**Required work:**
Count the lines containing "with". Give the number alone.

**Recorded data:**
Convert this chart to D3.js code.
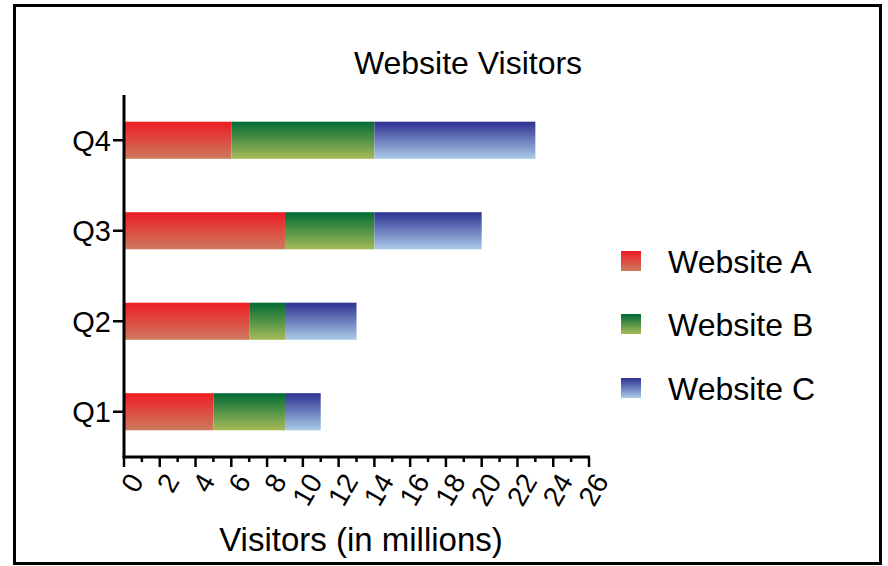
---
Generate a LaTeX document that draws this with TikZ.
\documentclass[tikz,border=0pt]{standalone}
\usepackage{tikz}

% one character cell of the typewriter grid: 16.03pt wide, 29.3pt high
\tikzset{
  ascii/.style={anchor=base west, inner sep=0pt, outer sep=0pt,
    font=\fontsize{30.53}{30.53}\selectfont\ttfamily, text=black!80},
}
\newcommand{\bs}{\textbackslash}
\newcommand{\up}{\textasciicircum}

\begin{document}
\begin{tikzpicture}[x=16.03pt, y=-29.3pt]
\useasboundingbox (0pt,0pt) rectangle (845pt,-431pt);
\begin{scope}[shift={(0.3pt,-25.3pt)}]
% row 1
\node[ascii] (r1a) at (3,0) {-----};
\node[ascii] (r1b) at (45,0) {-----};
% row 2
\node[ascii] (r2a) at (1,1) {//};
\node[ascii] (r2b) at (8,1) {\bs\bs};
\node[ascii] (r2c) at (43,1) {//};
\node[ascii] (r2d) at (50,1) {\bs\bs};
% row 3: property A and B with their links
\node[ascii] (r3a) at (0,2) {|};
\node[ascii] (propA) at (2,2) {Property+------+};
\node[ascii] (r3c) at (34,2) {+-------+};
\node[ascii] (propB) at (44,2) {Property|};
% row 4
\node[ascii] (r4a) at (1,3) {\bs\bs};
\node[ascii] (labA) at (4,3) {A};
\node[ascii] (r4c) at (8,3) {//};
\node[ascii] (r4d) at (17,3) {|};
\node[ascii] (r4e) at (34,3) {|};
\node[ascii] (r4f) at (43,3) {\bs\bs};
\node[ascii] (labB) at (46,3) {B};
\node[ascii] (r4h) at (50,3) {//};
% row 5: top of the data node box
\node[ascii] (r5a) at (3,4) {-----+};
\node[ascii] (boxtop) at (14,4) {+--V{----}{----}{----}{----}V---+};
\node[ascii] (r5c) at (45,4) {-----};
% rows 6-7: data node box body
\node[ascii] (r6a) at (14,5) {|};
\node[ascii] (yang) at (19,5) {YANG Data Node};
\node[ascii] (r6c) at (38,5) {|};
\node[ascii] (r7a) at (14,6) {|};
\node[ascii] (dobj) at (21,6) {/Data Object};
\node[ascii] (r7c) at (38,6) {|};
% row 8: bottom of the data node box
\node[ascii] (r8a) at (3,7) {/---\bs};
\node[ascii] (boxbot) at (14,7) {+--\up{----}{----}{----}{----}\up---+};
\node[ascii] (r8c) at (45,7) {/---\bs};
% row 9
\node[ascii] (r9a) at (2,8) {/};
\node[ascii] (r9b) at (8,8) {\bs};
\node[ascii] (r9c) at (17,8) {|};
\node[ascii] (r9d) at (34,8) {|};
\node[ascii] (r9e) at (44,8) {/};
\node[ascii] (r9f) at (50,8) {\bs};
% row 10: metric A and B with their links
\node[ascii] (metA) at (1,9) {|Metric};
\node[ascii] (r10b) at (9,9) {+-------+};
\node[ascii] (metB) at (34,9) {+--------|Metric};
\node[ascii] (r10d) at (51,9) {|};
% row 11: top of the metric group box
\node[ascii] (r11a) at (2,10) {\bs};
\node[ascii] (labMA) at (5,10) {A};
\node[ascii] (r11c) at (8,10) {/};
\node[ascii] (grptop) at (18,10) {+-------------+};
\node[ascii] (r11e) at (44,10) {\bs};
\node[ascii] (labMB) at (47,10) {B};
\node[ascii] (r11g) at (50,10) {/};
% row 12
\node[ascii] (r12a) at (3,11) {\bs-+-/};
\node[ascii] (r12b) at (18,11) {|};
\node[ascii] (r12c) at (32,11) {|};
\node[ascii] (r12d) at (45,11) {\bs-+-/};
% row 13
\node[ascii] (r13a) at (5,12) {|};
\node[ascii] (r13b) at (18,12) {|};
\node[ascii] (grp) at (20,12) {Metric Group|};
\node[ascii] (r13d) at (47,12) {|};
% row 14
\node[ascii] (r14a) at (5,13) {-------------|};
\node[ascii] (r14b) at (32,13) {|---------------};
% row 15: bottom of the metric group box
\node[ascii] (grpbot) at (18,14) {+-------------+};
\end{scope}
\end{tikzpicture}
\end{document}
==
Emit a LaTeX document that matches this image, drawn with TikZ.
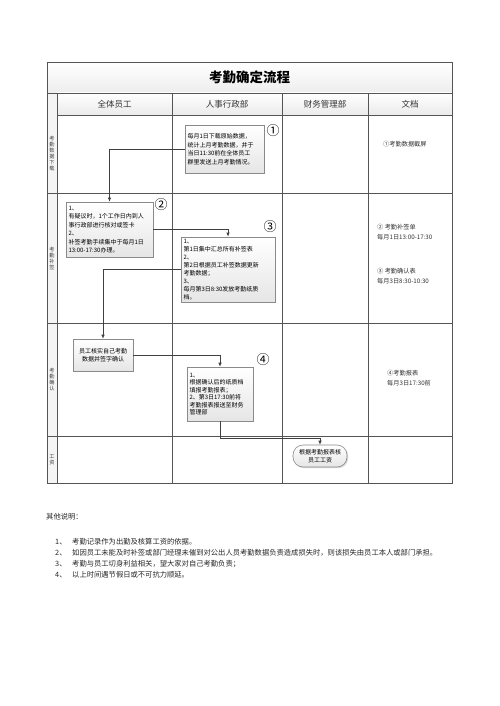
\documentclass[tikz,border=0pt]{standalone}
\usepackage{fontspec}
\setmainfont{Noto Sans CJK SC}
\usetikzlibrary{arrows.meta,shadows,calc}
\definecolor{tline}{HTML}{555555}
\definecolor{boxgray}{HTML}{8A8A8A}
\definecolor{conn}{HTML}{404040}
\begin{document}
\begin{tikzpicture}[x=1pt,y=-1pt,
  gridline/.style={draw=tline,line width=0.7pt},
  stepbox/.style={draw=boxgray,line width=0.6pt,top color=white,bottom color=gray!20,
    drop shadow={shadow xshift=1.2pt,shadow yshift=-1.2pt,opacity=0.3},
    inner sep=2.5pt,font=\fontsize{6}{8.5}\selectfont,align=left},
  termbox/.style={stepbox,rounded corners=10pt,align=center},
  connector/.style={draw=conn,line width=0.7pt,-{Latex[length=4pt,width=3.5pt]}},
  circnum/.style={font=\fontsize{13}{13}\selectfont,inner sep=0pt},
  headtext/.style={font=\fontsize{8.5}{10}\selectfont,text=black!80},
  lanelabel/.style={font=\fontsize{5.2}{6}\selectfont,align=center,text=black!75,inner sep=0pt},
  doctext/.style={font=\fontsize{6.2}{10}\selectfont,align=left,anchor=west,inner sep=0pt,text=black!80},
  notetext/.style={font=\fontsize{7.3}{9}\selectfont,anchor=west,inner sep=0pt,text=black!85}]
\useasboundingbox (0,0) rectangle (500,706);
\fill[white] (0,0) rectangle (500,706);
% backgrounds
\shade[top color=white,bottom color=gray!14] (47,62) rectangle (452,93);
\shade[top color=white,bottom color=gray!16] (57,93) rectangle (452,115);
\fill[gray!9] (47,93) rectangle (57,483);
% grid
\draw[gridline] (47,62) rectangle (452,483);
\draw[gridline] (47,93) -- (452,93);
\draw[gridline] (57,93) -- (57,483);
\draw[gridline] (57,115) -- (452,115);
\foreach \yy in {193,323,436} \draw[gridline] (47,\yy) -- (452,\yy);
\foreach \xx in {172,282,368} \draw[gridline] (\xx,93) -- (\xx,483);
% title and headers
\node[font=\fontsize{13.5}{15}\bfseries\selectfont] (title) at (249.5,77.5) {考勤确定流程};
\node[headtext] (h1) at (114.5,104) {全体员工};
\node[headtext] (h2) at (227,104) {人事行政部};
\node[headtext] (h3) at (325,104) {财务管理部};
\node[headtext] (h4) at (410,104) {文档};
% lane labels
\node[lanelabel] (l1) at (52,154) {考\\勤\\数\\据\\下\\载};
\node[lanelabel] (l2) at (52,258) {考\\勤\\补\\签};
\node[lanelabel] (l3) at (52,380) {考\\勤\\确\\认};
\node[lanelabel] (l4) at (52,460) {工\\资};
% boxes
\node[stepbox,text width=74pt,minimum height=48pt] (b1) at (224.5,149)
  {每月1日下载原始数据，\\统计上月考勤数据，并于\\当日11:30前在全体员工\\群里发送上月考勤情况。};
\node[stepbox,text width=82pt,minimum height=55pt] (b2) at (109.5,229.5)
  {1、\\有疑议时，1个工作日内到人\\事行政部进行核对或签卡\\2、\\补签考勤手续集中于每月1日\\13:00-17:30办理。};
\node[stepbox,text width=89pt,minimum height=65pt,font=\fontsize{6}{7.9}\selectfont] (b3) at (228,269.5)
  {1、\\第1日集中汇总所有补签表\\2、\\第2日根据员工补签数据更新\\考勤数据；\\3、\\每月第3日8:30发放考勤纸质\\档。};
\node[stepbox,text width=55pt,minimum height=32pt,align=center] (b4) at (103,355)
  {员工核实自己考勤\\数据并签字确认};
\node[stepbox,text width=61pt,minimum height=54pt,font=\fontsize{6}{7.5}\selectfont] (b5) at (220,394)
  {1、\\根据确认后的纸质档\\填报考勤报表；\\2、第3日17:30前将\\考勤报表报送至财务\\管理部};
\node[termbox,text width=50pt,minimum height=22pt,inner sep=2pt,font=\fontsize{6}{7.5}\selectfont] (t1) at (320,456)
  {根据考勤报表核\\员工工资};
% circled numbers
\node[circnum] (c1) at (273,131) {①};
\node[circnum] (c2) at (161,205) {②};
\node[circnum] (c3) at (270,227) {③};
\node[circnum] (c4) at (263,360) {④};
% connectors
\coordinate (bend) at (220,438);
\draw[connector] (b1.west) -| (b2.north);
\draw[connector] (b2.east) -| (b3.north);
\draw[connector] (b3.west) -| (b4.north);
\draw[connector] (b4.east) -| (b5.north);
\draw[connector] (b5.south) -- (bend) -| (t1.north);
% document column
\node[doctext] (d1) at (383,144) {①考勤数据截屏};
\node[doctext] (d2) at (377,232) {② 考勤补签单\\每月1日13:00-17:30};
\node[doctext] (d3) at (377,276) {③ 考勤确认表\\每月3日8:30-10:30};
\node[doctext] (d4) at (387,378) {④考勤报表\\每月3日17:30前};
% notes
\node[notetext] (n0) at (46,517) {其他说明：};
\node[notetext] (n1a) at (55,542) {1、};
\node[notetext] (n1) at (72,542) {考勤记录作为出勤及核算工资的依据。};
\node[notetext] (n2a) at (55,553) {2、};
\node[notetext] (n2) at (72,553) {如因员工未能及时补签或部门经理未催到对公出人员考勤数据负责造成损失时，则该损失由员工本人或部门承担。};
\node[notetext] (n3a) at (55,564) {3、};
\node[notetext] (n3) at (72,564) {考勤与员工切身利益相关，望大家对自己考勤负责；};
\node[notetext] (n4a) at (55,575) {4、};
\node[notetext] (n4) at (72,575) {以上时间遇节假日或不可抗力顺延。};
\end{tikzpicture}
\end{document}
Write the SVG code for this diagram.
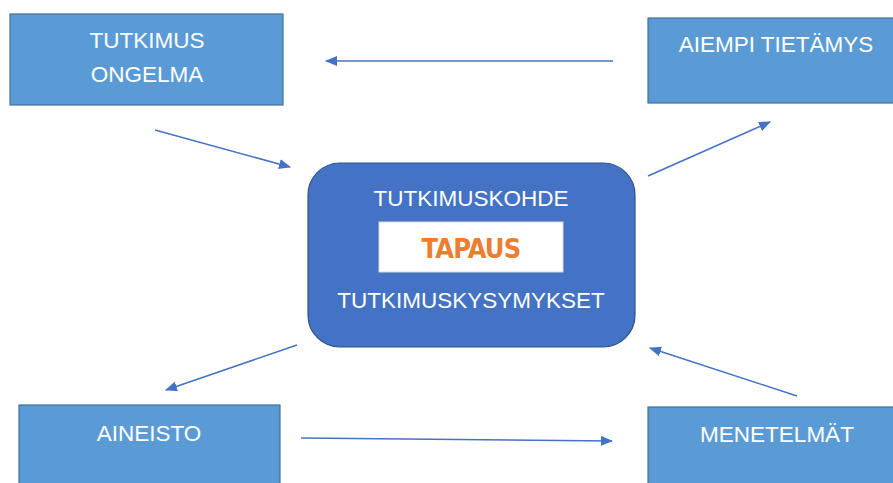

**Right answer:**
4